Extracted records:
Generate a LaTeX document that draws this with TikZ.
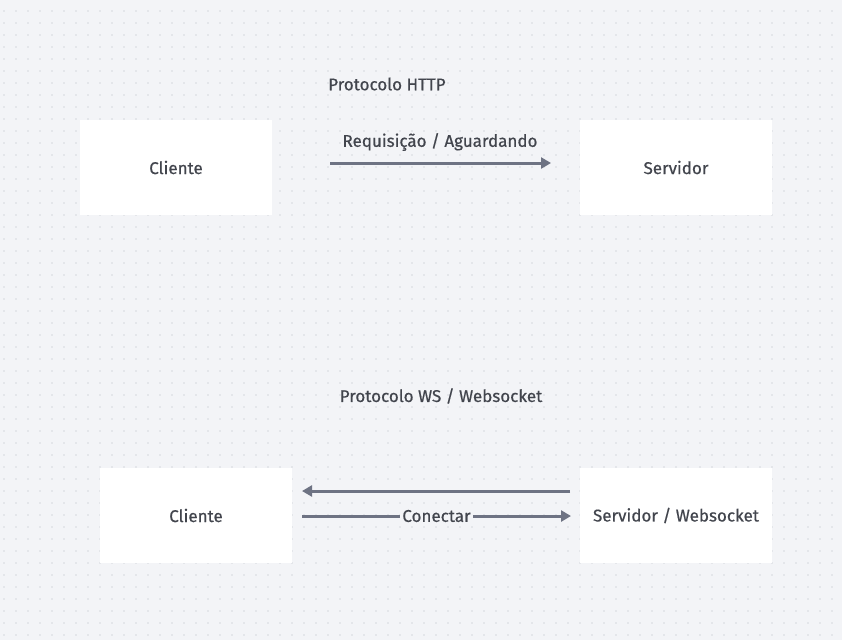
\documentclass[tikz,border=0pt]{standalone}
\usepackage{fontspec}
\setmainfont{Fira Sans}
\newfontfamily\medfont[FakeBold=0.6]{Fira Sans}
\usetikzlibrary{arrows.meta,positioning}
\definecolor{bgcol}{HTML}{F3F4F7}
\definecolor{dotcol}{HTML}{D6D8DE}
\definecolor{linecol}{HTML}{6E7383}
\definecolor{txtcol}{HTML}{42454D}
\tikzset{
  box/.style={fill=white, minimum width=192pt, minimum height=95pt, inner sep=0pt,
    text=txtcol, font=\medfont\fontsize{17}{20}\selectfont},
  lbl/.style={text=txtcol, font=\medfont\fontsize{17}{20}\selectfont, inner sep=1pt},
  flow/.style={draw=linecol, line width=3pt, -{Triangle[length=10pt,width=11pt]}},
}
\begin{document}
\begin{tikzpicture}[x=1pt,y=-1pt]
  \useasboundingbox (0,0) rectangle (842,640);
  \fill[bgcol] (0,0) rectangle (842,640);
  % dot grid
  \foreach \i in {0,...,69}
    \foreach \j in {0,...,52}
      \fill[dotcol] (4+12*\i,11+12*\j) circle (0.9pt);
  % HTTP
  \node[lbl, anchor=west] (httptitle) at (327,84) {Protocolo HTTP};
  \node[box] (cli1) at (176,167.5) {Cliente};
  \node[box] (srv1) at (676,167.5) {Servidor};
  \coordinate (a1) at (330,163);
  \coordinate (b1) at (551,163);
  \draw[flow] (a1) -- (b1);
  \node[lbl] (req) at (440,142) {Requisição / Aguardando};
  % WS
  \node[lbl] (wstitle) at (441,396) {Protocolo WS / Websocket};
  \node[box] (cli2) at (196,515.5) {Cliente};
  \node[box] (srv2) at (676,515.5) {Servidor / Websocket};
  \coordinate (a2) at (570,491);
  \coordinate (b2) at (302,491);
  \draw[flow] (a2) -- (b2);
  \coordinate (a3) at (302,516);
  \coordinate (b3) at (571,516);
  \draw[flow] (a3) -- node[lbl, fill=bgcol, inner xsep=2pt] (con) {Conectar} (b3);
\end{tikzpicture}
\end{document}
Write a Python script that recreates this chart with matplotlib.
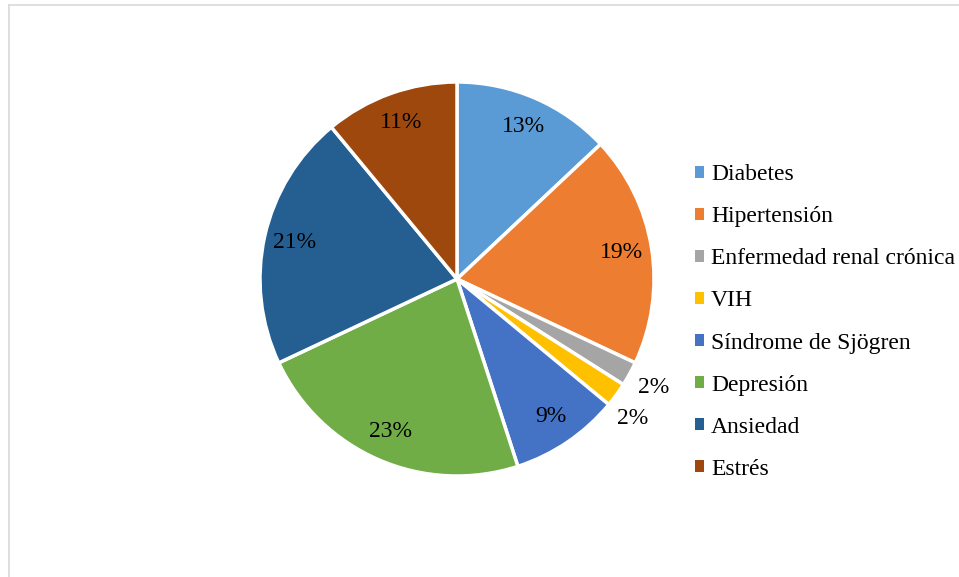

Brief:
Give every line above again exactly, with no pictures.

Written solution:
Generate a LaTeX document that draws this with TikZ.
\documentclass[tikz,border=0pt]{standalone}
\usepackage{fontspec}
\setmainfont{Fira Sans}
\newfontfamily\medfont[FakeBold=0.6]{Fira Sans}
\usetikzlibrary{arrows.meta,positioning}
\definecolor{bgcol}{HTML}{F3F4F7}
\definecolor{dotcol}{HTML}{D6D8DE}
\definecolor{linecol}{HTML}{6E7383}
\definecolor{txtcol}{HTML}{42454D}
\tikzset{
  box/.style={fill=white, minimum width=192pt, minimum height=95pt, inner sep=0pt,
    text=txtcol, font=\medfont\fontsize{17}{20}\selectfont},
  lbl/.style={text=txtcol, font=\medfont\fontsize{17}{20}\selectfont, inner sep=1pt},
  flow/.style={draw=linecol, line width=3pt, -{Triangle[length=10pt,width=11pt]}},
}
\begin{document}
\begin{tikzpicture}[x=1pt,y=-1pt]
  \useasboundingbox (0,0) rectangle (842,640);
  \fill[bgcol] (0,0) rectangle (842,640);
  % dot grid
  \foreach \i in {0,...,69}
    \foreach \j in {0,...,52}
      \fill[dotcol] (4+12*\i,11+12*\j) circle (0.9pt);
  % HTTP
  \node[lbl, anchor=west] (httptitle) at (327,84) {Protocolo HTTP};
  \node[box] (cli1) at (176,167.5) {Cliente};
  \node[box] (srv1) at (676,167.5) {Servidor};
  \coordinate (a1) at (330,163);
  \coordinate (b1) at (551,163);
  \draw[flow] (a1) -- (b1);
  \node[lbl] (req) at (440,142) {Requisição / Aguardando};
  % WS
  \node[lbl] (wstitle) at (441,396) {Protocolo WS / Websocket};
  \node[box] (cli2) at (196,515.5) {Cliente};
  \node[box] (srv2) at (676,515.5) {Servidor / Websocket};
  \coordinate (a2) at (570,491);
  \coordinate (b2) at (302,491);
  \draw[flow] (a2) -- (b2);
  \coordinate (a3) at (302,516);
  \coordinate (b3) at (571,516);
  \draw[flow] (a3) -- node[lbl, fill=bgcol, inner xsep=2pt] (con) {Conectar} (b3);
\end{tikzpicture}
\end{document}
Write a Python script that recreates this chart with matplotlib.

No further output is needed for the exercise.